### RAW DATA

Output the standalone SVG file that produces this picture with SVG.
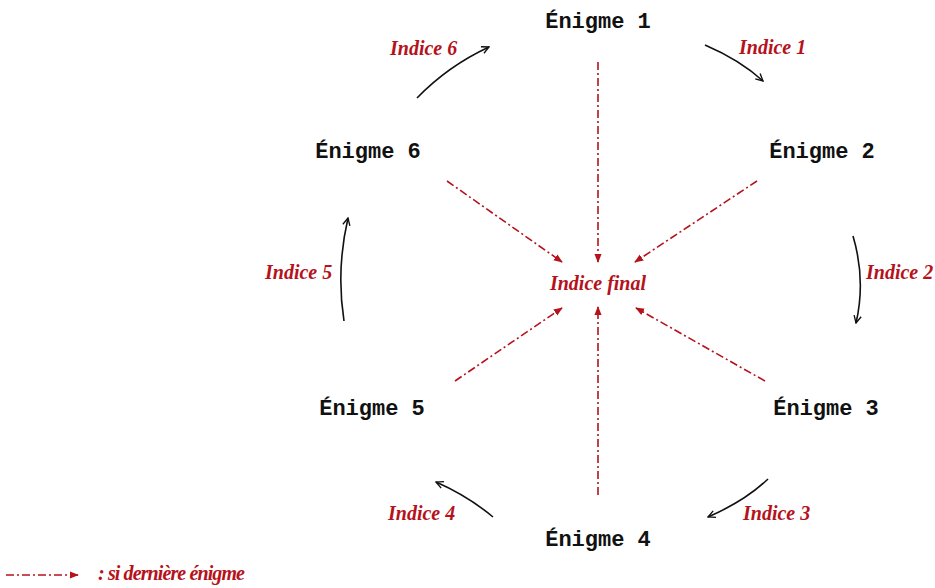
<svg xmlns="http://www.w3.org/2000/svg" width="935" height="588" viewBox="0 0 935 588">
<style>
.en{font-family:"Liberation Mono","Courier New",monospace;font-weight:bold;font-size:22px;fill:#111;text-anchor:middle}
.ind{font-family:"Liberation Serif","Times New Roman",serif;font-weight:bold;font-style:italic;font-size:20px;fill:#b5121b}
.cyc{fill:none;stroke:#111;stroke-width:1.6;marker-end:url(#ah)}
.fin{fill:none;stroke:#b5121b;stroke-width:1.6;stroke-dasharray:8 3 2 3;marker-end:url(#rh)}
</style>
<defs>
<marker id="ah" viewBox="0 0 10 10" refX="9" refY="5" markerWidth="9" markerHeight="9" markerUnits="userSpaceOnUse" orient="auto"><path d="M1,1 L9,5 L1,9" fill="none" stroke="#111" stroke-width="1.5"/></marker>
<marker id="rh" viewBox="0 0 10 10" refX="9" refY="5" markerWidth="9" markerHeight="9" markerUnits="userSpaceOnUse" orient="auto"><path d="M0,1 L10,5 L0,9 Z" fill="#b5121b"/></marker>
</defs>
<rect width="935" height="588" fill="#fff"/>
<g id="enigme1"><text class="en" x="598" y="28">Énigme 1</text></g>
<g id="enigme2"><text class="en" x="822" y="158">Énigme 2</text></g>
<g id="enigme3"><text class="en" x="826" y="415">Énigme 3</text></g>
<g id="enigme4"><text class="en" x="598" y="546">Énigme 4</text></g>
<g id="enigme5"><text class="en" x="372" y="415">Énigme 5</text></g>
<g id="enigme6"><text class="en" x="368" y="158">Énigme 6</text></g>
<g id="indice-final"><text class="ind" x="598" y="290" text-anchor="middle">Indice final</text></g>
<g id="labels">
<text class="ind" x="390" y="55">Indice 6</text>
<text class="ind" x="739" y="54">Indice 1</text>
<text class="ind" x="866" y="279">Indice 2</text>
<text class="ind" x="743" y="520">Indice 3</text>
<text class="ind" x="388" y="520">Indice 4</text>
<text class="ind" x="265" y="279">Indice 5</text>
</g>
<g id="connectors">
<path class="cyc" d="M417,98 Q448,66 489,47"/>
<path class="cyc" d="M705,45 Q740,60 763,81"/>
<path class="cyc" d="M853,236 Q866,280 856,323"/>
<path class="cyc" d="M768,479 Q745,501 708,517"/>
<path class="cyc" d="M493,517 Q468,496 436,482"/>
<path class="cyc" d="M344,321 Q336,270 348,218"/>
<path class="fin" d="M598,62 L598,262"/>
<path class="fin" d="M447,181 L562,262"/>
<path class="fin" d="M757,181 L635,262"/>
<path class="fin" d="M455,381 L562,308"/>
<path class="fin" d="M598,495 L598,307"/>
<path class="fin" d="M765,381 L636,308"/>
</g>
<g id="legend">
<path class="fin" d="M6,575 L78,575"/>
<text class="ind" x="98" y="580" font-size="15" textLength="147" lengthAdjust="spacing">: si dernière énigme</text>
</g>
</svg>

### TASK DETAILS
Output the material word for word, omitting its pictures.

### OUTPUT FOR THIS EXERCISE
Output the standalone SVG file that produces this picture with SVG.
<svg xmlns="http://www.w3.org/2000/svg" width="935" height="588" viewBox="0 0 935 588">
<style>
.en{font-family:"Liberation Mono","Courier New",monospace;font-weight:bold;font-size:22px;fill:#111;text-anchor:middle}
.ind{font-family:"Liberation Serif","Times New Roman",serif;font-weight:bold;font-style:italic;font-size:20px;fill:#b5121b}
.cyc{fill:none;stroke:#111;stroke-width:1.6;marker-end:url(#ah)}
.fin{fill:none;stroke:#b5121b;stroke-width:1.6;stroke-dasharray:8 3 2 3;marker-end:url(#rh)}
</style>
<defs>
<marker id="ah" viewBox="0 0 10 10" refX="9" refY="5" markerWidth="9" markerHeight="9" markerUnits="userSpaceOnUse" orient="auto"><path d="M1,1 L9,5 L1,9" fill="none" stroke="#111" stroke-width="1.5"/></marker>
<marker id="rh" viewBox="0 0 10 10" refX="9" refY="5" markerWidth="9" markerHeight="9" markerUnits="userSpaceOnUse" orient="auto"><path d="M0,1 L10,5 L0,9 Z" fill="#b5121b"/></marker>
</defs>
<rect width="935" height="588" fill="#fff"/>
<g id="enigme1"><text class="en" x="598" y="28">Énigme 1</text></g>
<g id="enigme2"><text class="en" x="822" y="158">Énigme 2</text></g>
<g id="enigme3"><text class="en" x="826" y="415">Énigme 3</text></g>
<g id="enigme4"><text class="en" x="598" y="546">Énigme 4</text></g>
<g id="enigme5"><text class="en" x="372" y="415">Énigme 5</text></g>
<g id="enigme6"><text class="en" x="368" y="158">Énigme 6</text></g>
<g id="indice-final"><text class="ind" x="598" y="290" text-anchor="middle">Indice final</text></g>
<g id="labels">
<text class="ind" x="390" y="55">Indice 6</text>
<text class="ind" x="739" y="54">Indice 1</text>
<text class="ind" x="866" y="279">Indice 2</text>
<text class="ind" x="743" y="520">Indice 3</text>
<text class="ind" x="388" y="520">Indice 4</text>
<text class="ind" x="265" y="279">Indice 5</text>
</g>
<g id="connectors">
<path class="cyc" d="M417,98 Q448,66 489,47"/>
<path class="cyc" d="M705,45 Q740,60 763,81"/>
<path class="cyc" d="M853,236 Q866,280 856,323"/>
<path class="cyc" d="M768,479 Q745,501 708,517"/>
<path class="cyc" d="M493,517 Q468,496 436,482"/>
<path class="cyc" d="M344,321 Q336,270 348,218"/>
<path class="fin" d="M598,62 L598,262"/>
<path class="fin" d="M447,181 L562,262"/>
<path class="fin" d="M757,181 L635,262"/>
<path class="fin" d="M455,381 L562,308"/>
<path class="fin" d="M598,495 L598,307"/>
<path class="fin" d="M765,381 L636,308"/>
</g>
<g id="legend">
<path class="fin" d="M6,575 L78,575"/>
<text class="ind" x="98" y="580" font-size="15" textLength="147" lengthAdjust="spacing">: si dernière énigme</text>
</g>
</svg>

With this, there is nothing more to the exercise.